Bad Points

  1. Downloadable Platform: Main trading platform is not web based unfortunately although they have recently launched Marketmaker® Web (a lite web version of the platform), you install their platform onto your PC and it's not the most user friendly, but OK when you get the hang of it - I use them for any trades that have to be rolled over as they do it automatically and cheaply too.
  2. Platform Stability: Reports of platform freezes/disconnections especially during busy periods [Market Maker Edition]. You might also experience re-quotes (delays) especially in fast markets. One thing I would say is that you need to ensure that you have good memory on your PC otherwise the CPU can get overloaded leading to the platform freezing.
  3. CMC have stopped quoting AIM companies and small caps. Only FTSE350 shares now at LIBOR +/- 3%.
  4. CMC Markets have stopped making a market for futures contracts (now they only have rolling daily contracts).
  5. Execution Limitations: Apparently, CMC will not allow you to open a March short and a Sept long in the same instrument. In fact, further to this CMC will restrict you to trade only the nearest available contract. If there were multiple contracts available, of 888 for instance, in both June and September, then you would only be able to trade the June contract. Even if Marketmaker is quoting a price for the September contract, it will not be available until the June contract has expired. The contract which is available to trade is the contract that is closest to the current date.
  6. Stop Limitations: With CMC you can't amend your orders, you must cancel previous active orders and put in new ones. This is not so with Finspreads, for instance where you can just amend your orders without needing to cancel previous ones. Another thing I like with Finspreads is their chart - allows you to use up to 3 moving averages, CMC Markets only allows 1 moving average. A real disadvantage I see is that CMCMarkets will not automatically cancel any stop orders tied to a position once you've closed the position. This means that you still need to manually cancel the stops once you've closed an order unless you have specifically linked a pending order (i.e. through an if-done). This can land you in trouble if you forget to cancel a stop. Mobile trading is handy but doesn't keep track quite as quick and be careful to cancel stops and losses.
  7. In order to save money CMC have decided to only offer their in-house charts and have taken the ITT charts off their platform (ITT stands for ITT Financial - owners of Prorealtime). Unfortunately this is not their area of expertise and I would say they have delved into the old familiar territory of false economics as their new charts are somewhat inferior to the Prorealtime package. Not all of their clients like the new charts which have a different look to most other platforms.
  8. Not Suitable for Scalpers: Their platform is best for 'long term trading' or 'short term investing'. If you try to scalp them you will quickly end up on dealer referral. Being put on 'refer to dealer' effectively means it takes at least a few seconds to confirm your trade and/or you get a re-quote when you open or close a trade. Seems to me that CMCMarkets have never wanted the scalping business although they are not prepared to admit this. That is not in the least surprising, since they are dependent on trading on the LSE order book to match positions taken by what is probably a largish number of traders, often acting in unison or nearly so. Even with clever computers they would be dependent on trading using aggressive orders thereby costing themselves the spread and making 'dealing for free' totally uneconomic for those trades.

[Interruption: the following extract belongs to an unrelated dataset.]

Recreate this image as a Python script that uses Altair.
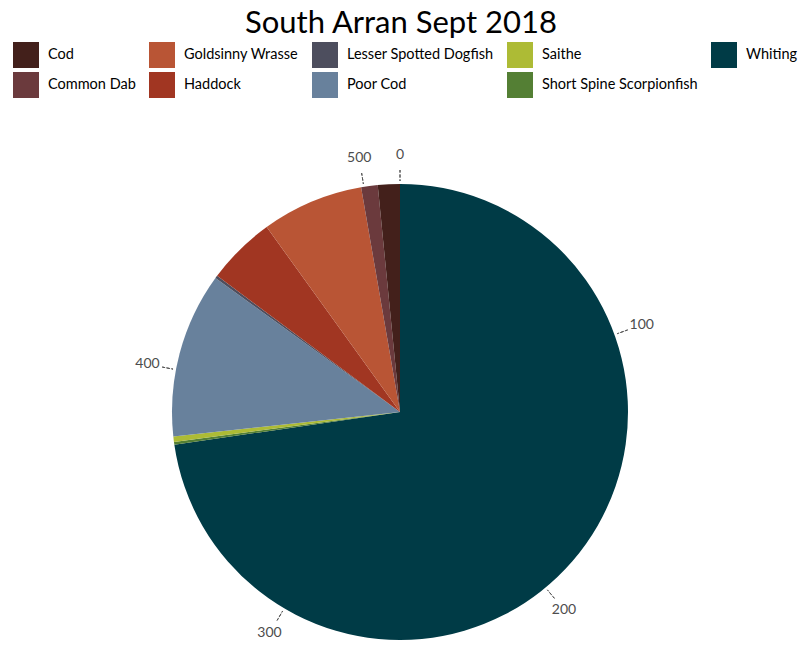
import altair as alt
import pandas as pd

species = ["Whiting", "Short Spine Scorpionfish", "Saithe", "Poor Cod",
           "Lesser Spotted Dogfish", "Haddock", "Goldsinny Wrasse", "Common Dab", "Cod"]
counts = [373, 1, 2, 60, 1, 25, 37, 6, 8]

legend_order = ["Cod", "Common Dab", "Goldsinny Wrasse", "Haddock", "Lesser Spotted Dogfish",
                "Poor Cod", "Saithe", "Short Spine Scorpionfish", "Whiting"]
legend_colors = ["#43201B", "#6B3A3D", "#B95535", "#A13622", "#4D4E5E",
                 "#68819C", "#ADBB35", "#547F34", "#003B46"]

tick_values = [0, 100, 200, 300, 400, 500]

df = pd.DataFrame({"species": species, "count": counts, "ord": list(range(len(species)))})
ticks = pd.DataFrame({"tick": tick_values, "label": [str(t) for t in tick_values]})

total = sum(counts)
theta_scale = alt.Scale(domain=[0, total], nice=False, zero=True)
CX, CY = 400, 370

pie = alt.Chart(df).mark_arc(x=CX, y=CY, outerRadius=228, stroke=None).encode(
    theta=alt.Theta("count:Q", stack=True, scale=theta_scale),
    order=alt.Order("ord:Q", sort="ascending"),
    color=alt.Color("species:N",
                    scale=alt.Scale(domain=legend_order, range=legend_colors),
                    legend=alt.Legend(title=None, orient="none", legendX=13, legendY=0,
                                      columns=5, symbolType="square", symbolSize=676,
                                      symbolStrokeWidth=0, labelFont="Lato", labelFontSize=14.5,
                                      labelColor="#000000", labelOffset=9, columnPadding=13,
                                      rowPadding=4, labelLimit=300)),
)

tick_marks = alt.Chart(ticks).mark_arc(x=CX, y=CY, radius=231, radius2=242,
                                       stroke="#555555", strokeWidth=1,
                                       strokeDash=[3, 2], fill=None).encode(
    theta=alt.Theta("tick:Q", stack=False, scale=theta_scale),
    theta2="tick:Q",
)

tick_labels = alt.Chart(ticks).mark_text(x=CX, y=CY, radius=257, font="Lato", fontSize=14,
                                         color="#4D4D4D", align="center",
                                         baseline="middle").encode(
    theta=alt.Theta("tick:Q", stack=False, scale=theta_scale),
    text="label:N",
)

chart = alt.layer(pie, tick_marks, tick_labels).properties(
    width=802, height=604,
    padding={"top": 42, "left": 0, "right": 0, "bottom": 0},
    autosize=alt.AutoSizeParams(type="none"),
    title=alt.TitleParams("South Arran Sept 2018", font="Lato", fontSize=31,
                          fontWeight="normal", color="#000000", anchor="middle", offset=2),
).configure_view(stroke=None)

chart.save("out.html", embed_options={"renderer": "svg", "actions": False})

  9. Re-Quotes: In the past CMC somewhat had built a reputation for running stops and moving prices that do not reflect the underlying index. Also, there have been reports of re-quotes (although re-quotes can also be in the clients favour) and spiked out stops. However, it would be unfair on them to single them out, as their behavior is common throughout the market maker world. As they say 'CMC Markets is a market maker and as such sets the applicable price. It is the customer's responsibility to decide whether or not they wish to deal at those prices.' Having said all this, their new 'Next Generation Platform' is designed to eliminate re-quotes.
  10. Spreads Fluctuate in Fast Markets and can be Erratic for Mid Caps: Spreads may get wider (reports of spreads as big as 30 at times) if there is a huge increase in client trading on a particular product. As they say: CMC Markets quote a two-way price and the quote indicates the price at which we are prepared to deal with you. However, this price is not available irrespective of the size in which you want to deal. As term 6.4 of our terms of business state, "if you place a Bet which by virtue of its size is deemed by us to be abnormal by reference to the relevant instrument or its volatility or its liquidity, it may be subject to special conditions and requirements as notifed to you by us at the time you place the Bet. In particular, we may quote a revised price or spread applicable to the proposed Bet which you are free, at your absolute discretion, to accept or reject."
  11. If you wish Level 2 access this will cost you approximately £25 per month.
  12. If an index is 'reshuffled' and a stock drops out of an index - say from the FTSE Smallcap index, CMC Markets may cease to make a market in that stock and may require existing client positions on that stock to be closed after a deadline date - which policy doesn't seem fair.